§ Job
Scan the records below. List lines holding "this".

++++ The data ++++

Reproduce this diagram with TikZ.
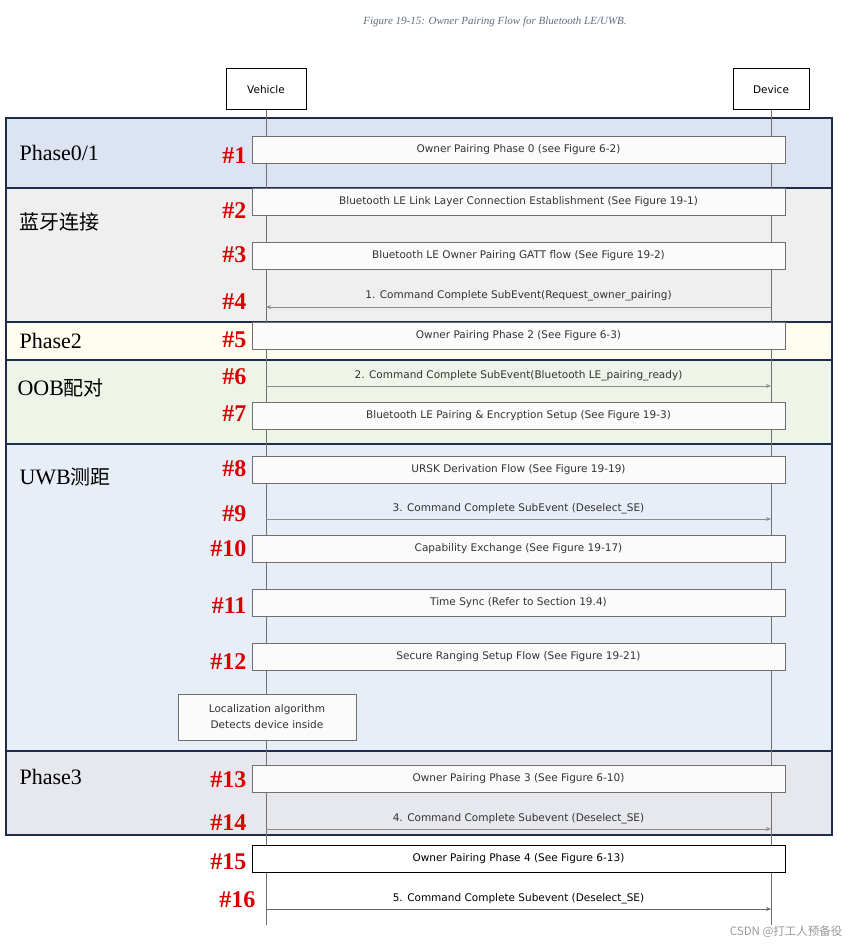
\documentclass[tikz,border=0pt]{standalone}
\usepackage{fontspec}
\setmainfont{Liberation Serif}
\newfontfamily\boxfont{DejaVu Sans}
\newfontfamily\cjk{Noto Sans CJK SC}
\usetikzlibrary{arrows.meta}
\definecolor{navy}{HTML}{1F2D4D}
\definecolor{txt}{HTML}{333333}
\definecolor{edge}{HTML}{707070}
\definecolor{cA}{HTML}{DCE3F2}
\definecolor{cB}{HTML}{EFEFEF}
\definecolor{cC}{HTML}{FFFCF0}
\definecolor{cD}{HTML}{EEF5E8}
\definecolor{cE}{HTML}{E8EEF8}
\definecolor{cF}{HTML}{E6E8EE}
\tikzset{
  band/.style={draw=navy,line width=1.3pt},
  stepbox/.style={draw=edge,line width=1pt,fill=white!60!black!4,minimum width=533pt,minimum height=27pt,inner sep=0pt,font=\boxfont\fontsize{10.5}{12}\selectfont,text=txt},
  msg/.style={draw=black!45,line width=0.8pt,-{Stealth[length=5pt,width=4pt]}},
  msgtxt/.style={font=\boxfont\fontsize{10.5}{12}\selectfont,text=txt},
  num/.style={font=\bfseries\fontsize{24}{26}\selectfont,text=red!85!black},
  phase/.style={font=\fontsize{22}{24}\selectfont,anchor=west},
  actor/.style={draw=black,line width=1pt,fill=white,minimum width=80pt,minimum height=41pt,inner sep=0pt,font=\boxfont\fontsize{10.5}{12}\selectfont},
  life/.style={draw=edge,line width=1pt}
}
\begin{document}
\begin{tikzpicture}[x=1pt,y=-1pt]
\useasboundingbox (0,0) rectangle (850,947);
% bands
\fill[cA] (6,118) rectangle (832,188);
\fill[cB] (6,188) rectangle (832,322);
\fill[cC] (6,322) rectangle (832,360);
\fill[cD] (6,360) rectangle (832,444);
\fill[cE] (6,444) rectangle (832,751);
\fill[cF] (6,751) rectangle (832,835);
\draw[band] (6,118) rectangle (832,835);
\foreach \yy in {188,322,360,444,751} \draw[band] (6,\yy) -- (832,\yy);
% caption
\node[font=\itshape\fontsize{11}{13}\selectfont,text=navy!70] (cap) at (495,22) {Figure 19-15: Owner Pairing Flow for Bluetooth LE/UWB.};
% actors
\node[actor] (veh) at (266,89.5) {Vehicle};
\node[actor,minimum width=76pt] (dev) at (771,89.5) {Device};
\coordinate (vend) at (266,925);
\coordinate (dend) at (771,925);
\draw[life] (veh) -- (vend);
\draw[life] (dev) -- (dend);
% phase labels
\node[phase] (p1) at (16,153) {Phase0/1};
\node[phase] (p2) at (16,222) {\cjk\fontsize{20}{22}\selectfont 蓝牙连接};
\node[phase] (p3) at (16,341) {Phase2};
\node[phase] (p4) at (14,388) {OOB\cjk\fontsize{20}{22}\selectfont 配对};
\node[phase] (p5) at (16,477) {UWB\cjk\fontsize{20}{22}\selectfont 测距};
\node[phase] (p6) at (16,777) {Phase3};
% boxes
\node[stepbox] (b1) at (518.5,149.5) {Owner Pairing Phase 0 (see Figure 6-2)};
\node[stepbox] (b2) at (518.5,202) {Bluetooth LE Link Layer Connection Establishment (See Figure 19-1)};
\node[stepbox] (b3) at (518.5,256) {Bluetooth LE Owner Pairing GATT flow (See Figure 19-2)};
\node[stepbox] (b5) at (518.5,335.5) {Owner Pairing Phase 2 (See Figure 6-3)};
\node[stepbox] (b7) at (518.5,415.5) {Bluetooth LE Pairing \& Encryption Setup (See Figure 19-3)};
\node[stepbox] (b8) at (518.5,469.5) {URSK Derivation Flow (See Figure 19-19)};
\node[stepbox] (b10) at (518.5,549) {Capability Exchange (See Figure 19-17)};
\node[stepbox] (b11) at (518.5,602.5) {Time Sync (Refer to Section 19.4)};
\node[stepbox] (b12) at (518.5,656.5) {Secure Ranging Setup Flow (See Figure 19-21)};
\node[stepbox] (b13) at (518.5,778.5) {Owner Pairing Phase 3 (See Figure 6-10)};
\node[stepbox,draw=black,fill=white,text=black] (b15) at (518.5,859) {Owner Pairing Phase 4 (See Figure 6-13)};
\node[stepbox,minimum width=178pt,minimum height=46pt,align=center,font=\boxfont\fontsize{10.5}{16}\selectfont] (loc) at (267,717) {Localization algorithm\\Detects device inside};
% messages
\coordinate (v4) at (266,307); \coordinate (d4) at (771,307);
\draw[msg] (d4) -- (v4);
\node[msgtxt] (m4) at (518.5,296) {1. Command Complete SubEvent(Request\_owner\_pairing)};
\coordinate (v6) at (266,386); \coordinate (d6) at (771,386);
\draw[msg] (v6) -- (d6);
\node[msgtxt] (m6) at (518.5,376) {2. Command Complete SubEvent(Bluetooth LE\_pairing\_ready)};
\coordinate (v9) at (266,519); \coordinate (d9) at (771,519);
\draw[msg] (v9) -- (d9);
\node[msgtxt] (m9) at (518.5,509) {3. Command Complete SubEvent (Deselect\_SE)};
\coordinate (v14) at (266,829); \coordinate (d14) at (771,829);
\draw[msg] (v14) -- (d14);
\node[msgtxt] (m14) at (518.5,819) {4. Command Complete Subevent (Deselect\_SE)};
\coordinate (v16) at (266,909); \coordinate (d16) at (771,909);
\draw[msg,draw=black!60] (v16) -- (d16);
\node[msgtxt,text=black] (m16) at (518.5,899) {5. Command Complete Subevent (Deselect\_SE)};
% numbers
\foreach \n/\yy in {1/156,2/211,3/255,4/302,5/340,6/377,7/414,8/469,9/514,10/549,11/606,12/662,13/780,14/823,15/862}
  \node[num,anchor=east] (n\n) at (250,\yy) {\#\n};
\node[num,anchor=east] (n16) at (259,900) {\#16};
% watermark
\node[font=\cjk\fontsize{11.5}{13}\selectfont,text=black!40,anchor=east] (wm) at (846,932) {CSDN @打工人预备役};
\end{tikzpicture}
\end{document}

++++
++++ The data ++++

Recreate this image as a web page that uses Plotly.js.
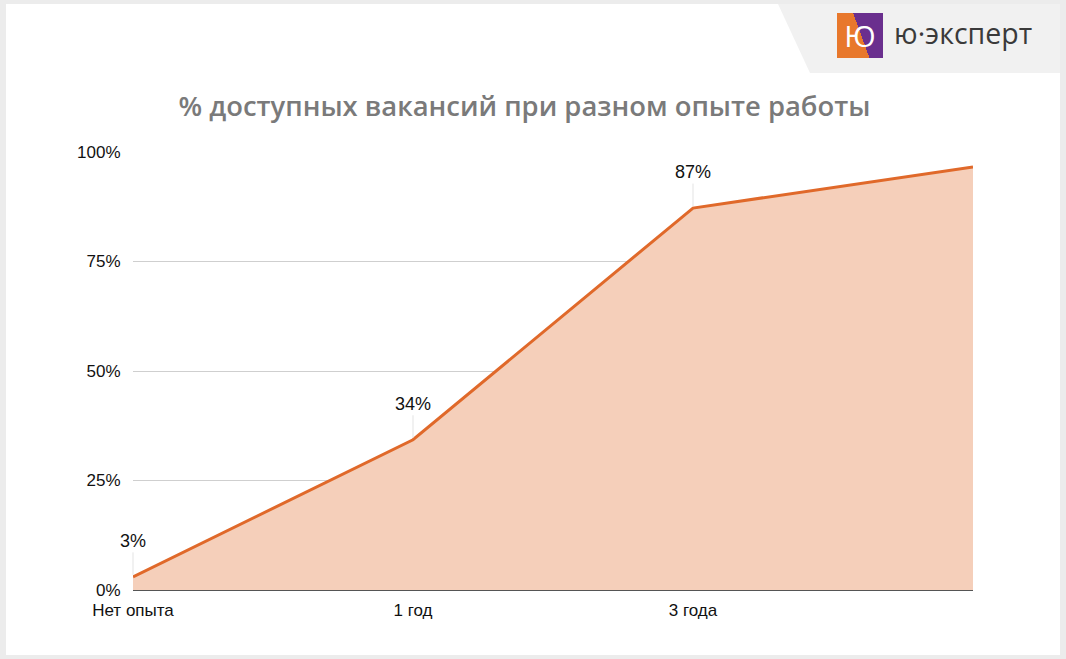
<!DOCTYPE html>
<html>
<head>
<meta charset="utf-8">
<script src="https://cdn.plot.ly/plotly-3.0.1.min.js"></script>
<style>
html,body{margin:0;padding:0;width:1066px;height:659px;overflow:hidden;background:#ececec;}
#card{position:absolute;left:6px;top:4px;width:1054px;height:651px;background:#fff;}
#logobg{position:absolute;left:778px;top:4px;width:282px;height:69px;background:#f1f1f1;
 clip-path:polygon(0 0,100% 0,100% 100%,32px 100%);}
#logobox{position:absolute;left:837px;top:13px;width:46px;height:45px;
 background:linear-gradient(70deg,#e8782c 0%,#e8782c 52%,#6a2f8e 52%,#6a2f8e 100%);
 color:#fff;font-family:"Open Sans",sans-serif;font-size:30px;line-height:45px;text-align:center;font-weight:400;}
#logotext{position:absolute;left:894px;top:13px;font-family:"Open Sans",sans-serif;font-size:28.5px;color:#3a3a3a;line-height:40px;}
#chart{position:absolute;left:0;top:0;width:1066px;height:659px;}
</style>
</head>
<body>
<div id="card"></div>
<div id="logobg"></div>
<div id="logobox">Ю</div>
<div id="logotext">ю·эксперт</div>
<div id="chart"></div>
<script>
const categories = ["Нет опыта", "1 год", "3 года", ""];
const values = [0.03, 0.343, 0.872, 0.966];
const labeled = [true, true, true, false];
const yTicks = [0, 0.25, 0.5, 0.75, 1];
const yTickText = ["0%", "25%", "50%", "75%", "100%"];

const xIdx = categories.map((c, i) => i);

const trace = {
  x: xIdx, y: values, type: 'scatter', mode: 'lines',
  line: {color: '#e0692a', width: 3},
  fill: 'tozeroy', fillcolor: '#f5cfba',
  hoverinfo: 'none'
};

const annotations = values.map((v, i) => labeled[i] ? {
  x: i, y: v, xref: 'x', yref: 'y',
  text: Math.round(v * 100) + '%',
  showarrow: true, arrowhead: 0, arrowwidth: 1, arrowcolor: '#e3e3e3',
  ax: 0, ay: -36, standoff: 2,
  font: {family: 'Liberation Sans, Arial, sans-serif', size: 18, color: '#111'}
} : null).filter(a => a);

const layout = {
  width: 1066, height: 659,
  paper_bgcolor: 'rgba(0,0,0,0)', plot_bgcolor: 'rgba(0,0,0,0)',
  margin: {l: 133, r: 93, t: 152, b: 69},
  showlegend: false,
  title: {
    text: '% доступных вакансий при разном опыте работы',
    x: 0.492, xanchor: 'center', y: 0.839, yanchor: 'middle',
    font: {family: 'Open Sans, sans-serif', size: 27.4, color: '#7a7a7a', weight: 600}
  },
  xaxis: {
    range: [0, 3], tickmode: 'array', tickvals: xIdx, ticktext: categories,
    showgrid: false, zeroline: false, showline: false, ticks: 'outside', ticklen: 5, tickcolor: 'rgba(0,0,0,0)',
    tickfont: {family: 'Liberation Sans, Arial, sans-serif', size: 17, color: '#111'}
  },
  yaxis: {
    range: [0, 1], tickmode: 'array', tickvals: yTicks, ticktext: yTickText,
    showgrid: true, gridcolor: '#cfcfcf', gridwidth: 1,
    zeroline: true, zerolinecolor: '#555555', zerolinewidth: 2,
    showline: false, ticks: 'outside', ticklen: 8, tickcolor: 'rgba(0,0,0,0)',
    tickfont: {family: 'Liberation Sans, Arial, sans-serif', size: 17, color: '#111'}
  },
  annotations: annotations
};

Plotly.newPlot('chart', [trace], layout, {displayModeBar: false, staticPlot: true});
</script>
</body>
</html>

++++

§ The reply
Reproduce this diagram with TikZ.
Recreate this image as a web page that uses Plotly.js.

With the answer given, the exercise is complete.